Input records:

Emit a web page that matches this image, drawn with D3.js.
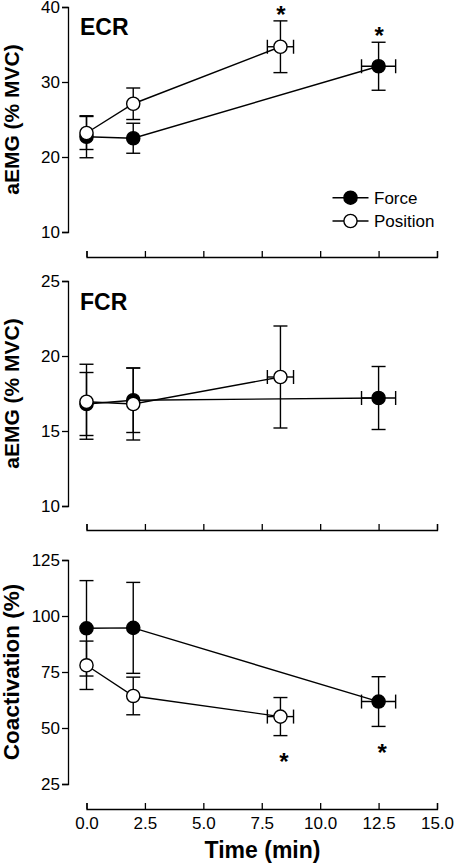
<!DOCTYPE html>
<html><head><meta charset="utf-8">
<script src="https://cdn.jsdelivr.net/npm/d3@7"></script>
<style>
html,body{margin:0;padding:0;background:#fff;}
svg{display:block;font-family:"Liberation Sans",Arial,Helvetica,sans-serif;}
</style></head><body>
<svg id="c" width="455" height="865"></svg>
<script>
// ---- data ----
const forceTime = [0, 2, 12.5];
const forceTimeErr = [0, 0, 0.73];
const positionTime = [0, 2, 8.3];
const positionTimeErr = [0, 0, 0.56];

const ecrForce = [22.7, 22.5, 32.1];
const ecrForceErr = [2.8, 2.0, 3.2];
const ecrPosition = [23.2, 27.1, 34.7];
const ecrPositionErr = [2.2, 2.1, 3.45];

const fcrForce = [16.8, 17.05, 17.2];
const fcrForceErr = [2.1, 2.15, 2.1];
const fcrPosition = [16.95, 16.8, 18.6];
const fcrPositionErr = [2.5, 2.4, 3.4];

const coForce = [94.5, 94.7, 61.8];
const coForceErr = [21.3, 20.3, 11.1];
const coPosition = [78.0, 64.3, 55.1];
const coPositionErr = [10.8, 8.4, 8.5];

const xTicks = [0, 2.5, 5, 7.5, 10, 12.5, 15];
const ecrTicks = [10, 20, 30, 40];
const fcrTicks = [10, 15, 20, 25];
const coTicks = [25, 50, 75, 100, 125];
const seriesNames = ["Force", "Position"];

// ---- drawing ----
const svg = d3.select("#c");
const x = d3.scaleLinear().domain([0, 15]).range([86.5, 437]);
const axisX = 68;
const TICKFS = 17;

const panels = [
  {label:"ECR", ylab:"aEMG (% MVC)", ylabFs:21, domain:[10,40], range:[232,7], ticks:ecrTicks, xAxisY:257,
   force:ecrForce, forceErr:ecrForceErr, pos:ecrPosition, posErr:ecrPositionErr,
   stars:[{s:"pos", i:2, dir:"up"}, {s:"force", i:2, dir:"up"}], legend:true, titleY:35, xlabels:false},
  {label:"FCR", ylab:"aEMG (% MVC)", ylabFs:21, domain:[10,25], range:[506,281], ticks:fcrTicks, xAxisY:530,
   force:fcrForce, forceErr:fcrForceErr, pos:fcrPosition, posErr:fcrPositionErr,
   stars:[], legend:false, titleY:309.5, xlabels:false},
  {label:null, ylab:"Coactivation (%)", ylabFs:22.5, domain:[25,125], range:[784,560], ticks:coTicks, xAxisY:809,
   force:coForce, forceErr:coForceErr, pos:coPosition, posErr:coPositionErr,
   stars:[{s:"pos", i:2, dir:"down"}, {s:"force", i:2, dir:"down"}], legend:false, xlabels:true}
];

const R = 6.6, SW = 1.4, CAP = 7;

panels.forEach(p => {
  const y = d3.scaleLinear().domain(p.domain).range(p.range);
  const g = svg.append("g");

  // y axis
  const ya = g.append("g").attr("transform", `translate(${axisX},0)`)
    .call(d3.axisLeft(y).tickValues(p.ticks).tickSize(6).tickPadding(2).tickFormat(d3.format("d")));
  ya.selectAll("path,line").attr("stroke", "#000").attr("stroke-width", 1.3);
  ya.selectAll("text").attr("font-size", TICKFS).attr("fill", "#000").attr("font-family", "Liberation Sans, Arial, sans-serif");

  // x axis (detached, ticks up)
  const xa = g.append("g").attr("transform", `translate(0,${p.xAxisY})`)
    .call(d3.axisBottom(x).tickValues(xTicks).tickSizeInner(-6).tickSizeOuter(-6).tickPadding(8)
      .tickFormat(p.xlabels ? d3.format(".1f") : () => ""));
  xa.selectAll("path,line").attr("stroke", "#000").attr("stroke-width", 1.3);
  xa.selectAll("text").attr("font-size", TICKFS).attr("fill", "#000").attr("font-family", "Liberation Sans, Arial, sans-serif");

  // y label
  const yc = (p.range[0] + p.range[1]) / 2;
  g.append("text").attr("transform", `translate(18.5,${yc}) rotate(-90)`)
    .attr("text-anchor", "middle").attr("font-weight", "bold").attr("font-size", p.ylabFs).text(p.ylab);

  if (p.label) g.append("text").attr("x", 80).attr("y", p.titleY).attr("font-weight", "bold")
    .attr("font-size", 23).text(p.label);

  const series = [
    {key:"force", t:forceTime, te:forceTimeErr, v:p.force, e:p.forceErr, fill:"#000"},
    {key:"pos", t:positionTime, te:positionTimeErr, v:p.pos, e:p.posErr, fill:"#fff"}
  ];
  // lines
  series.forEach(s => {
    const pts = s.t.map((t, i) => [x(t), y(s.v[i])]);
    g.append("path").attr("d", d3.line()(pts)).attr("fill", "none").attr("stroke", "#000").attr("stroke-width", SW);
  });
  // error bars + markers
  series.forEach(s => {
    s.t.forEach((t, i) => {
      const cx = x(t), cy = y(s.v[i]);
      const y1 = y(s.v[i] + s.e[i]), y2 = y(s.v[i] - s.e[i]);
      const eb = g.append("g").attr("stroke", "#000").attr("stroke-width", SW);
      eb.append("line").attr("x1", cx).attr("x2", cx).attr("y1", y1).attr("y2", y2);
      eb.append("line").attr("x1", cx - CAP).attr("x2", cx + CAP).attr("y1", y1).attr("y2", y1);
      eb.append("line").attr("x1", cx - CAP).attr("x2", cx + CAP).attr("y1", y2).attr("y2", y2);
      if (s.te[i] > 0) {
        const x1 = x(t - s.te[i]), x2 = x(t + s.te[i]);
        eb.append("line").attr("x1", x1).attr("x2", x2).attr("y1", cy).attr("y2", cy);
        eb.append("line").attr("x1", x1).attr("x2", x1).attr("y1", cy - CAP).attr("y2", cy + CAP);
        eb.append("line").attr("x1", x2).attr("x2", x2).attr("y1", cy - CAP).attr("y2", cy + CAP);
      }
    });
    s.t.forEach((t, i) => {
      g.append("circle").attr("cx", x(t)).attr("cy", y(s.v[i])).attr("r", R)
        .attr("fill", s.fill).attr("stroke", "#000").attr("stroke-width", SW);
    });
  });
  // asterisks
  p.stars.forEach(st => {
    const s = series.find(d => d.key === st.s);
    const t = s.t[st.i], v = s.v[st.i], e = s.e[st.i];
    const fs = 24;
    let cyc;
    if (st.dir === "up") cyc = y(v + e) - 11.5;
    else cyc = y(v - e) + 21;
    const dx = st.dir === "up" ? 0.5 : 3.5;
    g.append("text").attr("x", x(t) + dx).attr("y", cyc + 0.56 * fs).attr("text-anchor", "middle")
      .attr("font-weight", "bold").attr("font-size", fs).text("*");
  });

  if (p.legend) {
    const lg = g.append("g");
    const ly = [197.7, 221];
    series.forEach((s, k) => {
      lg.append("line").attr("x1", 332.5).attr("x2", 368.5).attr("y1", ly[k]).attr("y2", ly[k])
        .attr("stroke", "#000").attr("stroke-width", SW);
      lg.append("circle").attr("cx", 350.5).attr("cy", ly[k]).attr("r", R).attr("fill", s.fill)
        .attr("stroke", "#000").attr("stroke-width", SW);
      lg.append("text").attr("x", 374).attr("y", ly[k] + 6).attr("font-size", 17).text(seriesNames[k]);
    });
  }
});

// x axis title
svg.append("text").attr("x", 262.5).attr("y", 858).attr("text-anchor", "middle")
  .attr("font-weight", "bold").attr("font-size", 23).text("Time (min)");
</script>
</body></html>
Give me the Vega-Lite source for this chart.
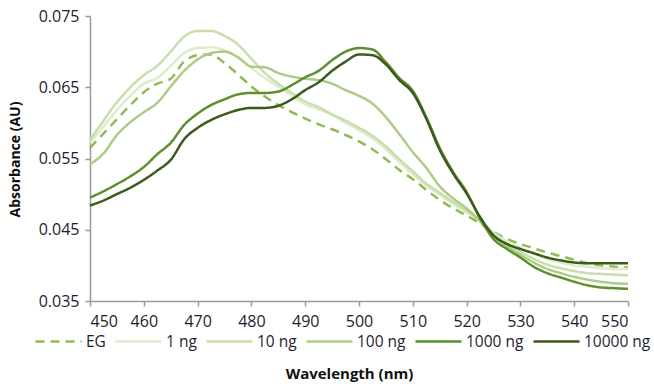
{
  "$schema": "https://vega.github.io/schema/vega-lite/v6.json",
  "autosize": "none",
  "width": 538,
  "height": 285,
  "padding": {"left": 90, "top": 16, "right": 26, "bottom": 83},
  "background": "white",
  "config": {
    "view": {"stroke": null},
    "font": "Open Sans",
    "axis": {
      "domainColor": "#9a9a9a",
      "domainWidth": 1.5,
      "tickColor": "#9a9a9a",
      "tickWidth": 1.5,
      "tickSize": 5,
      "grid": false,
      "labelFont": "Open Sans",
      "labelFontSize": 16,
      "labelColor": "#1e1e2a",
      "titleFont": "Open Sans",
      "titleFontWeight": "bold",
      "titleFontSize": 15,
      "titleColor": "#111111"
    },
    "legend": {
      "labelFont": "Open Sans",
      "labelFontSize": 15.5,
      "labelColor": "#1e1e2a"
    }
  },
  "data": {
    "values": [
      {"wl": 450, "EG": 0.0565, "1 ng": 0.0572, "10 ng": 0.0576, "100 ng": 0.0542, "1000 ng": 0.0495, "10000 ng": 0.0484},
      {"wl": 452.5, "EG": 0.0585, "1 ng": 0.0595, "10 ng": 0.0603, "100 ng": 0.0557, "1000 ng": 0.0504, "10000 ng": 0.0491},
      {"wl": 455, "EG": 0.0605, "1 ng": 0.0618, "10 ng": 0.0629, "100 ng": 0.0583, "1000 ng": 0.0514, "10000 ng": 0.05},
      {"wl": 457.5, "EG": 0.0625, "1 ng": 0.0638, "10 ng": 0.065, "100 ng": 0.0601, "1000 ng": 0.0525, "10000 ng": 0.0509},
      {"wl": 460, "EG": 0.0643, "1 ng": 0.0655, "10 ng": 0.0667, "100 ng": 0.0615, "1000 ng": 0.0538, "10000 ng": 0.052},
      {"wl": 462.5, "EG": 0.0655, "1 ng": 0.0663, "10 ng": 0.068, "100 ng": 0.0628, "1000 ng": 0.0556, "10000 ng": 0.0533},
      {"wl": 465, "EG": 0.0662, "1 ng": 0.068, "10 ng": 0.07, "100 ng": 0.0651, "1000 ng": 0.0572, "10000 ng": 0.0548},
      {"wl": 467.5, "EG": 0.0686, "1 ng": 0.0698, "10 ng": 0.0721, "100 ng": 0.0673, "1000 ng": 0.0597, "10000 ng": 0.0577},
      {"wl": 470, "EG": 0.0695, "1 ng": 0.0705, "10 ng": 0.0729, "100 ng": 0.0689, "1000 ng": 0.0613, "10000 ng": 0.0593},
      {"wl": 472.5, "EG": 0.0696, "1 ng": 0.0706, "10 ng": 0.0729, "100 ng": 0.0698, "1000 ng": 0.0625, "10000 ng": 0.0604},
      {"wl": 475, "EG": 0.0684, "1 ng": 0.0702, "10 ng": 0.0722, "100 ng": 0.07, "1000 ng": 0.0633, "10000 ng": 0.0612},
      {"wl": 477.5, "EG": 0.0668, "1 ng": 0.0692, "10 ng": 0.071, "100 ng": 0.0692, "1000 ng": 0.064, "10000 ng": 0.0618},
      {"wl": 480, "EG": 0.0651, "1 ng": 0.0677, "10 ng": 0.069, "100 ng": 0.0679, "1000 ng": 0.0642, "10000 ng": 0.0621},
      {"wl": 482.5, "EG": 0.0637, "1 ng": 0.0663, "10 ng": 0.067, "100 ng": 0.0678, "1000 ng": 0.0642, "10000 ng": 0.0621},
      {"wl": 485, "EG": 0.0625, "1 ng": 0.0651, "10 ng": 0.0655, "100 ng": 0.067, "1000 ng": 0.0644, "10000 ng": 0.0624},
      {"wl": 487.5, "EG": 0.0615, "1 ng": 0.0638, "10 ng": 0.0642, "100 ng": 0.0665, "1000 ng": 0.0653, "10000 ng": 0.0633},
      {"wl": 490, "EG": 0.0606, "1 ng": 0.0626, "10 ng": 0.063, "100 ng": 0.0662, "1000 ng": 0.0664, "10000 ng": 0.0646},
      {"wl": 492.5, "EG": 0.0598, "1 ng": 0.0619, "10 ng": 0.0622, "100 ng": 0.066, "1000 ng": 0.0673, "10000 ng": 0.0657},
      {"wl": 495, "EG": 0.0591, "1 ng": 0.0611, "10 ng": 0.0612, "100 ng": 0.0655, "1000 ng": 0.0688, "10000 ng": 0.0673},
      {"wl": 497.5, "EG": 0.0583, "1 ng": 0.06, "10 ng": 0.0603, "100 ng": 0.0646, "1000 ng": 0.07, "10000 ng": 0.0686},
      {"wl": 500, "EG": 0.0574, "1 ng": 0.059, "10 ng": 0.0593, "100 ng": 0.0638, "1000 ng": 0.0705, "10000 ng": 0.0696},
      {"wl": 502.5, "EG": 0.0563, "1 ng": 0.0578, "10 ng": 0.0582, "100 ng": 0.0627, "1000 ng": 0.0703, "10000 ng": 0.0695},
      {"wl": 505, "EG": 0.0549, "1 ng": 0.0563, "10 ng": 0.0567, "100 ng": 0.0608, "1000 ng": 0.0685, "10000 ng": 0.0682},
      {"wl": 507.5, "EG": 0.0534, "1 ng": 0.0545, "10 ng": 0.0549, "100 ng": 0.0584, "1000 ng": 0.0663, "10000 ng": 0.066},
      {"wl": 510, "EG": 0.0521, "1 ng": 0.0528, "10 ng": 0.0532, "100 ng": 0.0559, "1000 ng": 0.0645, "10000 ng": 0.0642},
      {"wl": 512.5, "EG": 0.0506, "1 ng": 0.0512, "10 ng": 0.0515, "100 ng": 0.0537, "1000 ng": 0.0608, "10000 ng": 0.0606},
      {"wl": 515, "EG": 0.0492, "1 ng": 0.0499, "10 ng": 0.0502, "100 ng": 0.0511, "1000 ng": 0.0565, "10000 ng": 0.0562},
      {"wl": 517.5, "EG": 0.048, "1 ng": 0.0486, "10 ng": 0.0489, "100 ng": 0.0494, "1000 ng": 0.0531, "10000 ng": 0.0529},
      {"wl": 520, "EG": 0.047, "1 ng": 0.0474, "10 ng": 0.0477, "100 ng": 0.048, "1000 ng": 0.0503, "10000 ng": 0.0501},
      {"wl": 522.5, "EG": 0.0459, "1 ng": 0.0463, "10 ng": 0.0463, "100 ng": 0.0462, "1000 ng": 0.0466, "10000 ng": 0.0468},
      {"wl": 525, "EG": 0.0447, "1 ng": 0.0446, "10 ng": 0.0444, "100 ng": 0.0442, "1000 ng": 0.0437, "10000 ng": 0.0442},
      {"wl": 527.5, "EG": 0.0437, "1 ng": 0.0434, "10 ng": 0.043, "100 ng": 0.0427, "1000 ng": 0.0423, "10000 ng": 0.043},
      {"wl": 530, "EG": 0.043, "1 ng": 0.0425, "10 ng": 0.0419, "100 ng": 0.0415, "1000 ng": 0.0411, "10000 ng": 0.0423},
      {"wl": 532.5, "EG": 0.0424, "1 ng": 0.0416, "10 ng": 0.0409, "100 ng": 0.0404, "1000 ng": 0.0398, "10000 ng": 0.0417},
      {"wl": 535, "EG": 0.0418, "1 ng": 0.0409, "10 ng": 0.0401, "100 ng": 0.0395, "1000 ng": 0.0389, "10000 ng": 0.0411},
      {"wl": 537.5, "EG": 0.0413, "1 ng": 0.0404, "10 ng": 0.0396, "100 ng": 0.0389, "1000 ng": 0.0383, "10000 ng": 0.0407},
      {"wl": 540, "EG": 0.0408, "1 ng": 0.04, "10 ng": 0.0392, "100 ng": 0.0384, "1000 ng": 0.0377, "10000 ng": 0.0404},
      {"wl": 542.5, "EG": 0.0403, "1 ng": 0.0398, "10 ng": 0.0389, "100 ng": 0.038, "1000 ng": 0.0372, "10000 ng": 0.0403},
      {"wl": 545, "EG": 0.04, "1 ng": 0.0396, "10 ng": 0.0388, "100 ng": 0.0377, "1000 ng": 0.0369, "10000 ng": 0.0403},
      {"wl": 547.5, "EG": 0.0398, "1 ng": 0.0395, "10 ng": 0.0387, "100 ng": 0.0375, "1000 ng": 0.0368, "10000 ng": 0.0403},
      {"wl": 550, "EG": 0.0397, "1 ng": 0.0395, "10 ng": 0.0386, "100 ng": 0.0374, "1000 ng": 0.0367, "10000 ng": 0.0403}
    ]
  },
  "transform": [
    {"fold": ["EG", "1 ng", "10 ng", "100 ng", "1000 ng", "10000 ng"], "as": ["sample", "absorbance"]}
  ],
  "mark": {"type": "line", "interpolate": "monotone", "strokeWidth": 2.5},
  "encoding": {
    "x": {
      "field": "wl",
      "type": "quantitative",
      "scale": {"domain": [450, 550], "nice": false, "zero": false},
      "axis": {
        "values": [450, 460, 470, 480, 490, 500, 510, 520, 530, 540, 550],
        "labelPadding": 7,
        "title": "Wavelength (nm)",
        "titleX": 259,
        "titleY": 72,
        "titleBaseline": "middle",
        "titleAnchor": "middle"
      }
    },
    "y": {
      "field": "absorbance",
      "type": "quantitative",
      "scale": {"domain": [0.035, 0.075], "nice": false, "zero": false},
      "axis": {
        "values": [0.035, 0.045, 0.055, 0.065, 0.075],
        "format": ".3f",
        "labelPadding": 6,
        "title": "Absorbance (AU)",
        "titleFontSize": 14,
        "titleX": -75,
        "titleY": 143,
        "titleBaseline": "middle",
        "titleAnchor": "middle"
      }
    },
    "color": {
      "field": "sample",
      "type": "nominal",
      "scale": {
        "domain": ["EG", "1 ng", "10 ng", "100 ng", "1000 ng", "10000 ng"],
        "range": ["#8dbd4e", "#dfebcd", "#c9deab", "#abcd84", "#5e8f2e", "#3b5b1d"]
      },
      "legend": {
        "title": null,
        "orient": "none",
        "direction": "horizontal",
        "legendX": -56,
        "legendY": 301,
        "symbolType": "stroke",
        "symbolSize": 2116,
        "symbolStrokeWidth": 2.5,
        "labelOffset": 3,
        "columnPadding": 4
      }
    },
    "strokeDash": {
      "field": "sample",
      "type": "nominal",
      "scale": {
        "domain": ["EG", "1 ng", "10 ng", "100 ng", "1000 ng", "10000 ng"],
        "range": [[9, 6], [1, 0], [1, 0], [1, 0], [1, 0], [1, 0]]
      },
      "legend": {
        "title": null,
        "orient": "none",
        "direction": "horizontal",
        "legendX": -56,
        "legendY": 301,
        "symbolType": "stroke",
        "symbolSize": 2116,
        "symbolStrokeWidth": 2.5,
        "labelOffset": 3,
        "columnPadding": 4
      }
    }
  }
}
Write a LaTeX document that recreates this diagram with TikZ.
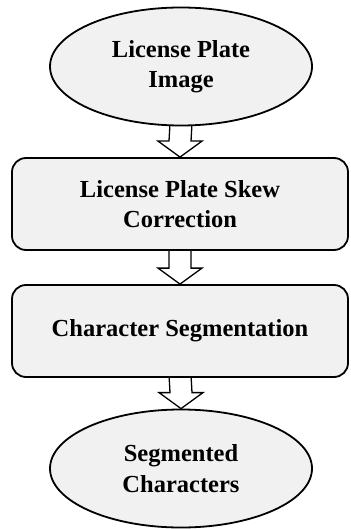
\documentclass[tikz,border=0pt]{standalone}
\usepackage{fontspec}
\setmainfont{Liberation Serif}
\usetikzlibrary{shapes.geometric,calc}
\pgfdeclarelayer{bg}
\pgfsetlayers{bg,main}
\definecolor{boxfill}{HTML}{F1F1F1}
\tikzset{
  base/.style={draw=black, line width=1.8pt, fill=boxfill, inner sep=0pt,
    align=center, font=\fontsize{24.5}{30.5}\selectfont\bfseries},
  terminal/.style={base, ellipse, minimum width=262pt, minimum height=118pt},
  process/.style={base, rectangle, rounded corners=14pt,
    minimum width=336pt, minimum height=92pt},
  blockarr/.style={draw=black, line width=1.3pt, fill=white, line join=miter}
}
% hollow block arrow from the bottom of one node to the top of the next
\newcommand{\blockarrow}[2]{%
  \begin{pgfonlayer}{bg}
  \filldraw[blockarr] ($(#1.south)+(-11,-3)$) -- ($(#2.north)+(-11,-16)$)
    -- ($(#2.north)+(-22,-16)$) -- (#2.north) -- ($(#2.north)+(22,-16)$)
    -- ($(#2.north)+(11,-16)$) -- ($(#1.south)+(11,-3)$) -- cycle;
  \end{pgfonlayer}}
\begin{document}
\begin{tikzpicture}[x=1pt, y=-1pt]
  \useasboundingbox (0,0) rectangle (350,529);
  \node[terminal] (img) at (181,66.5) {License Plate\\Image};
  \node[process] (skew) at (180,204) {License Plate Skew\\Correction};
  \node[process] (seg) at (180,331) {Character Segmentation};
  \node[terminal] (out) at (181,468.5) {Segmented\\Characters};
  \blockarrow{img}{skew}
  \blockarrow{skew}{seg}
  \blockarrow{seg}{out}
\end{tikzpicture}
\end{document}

Work required: Isolate the lines above that contain the word "this" and copy them.

Complete output:
Emit a web page that matches this image, drawn with D3.js.
Give me the Vega-Lite source for this chart.
Write a LaTeX document that recreates this diagram with TikZ.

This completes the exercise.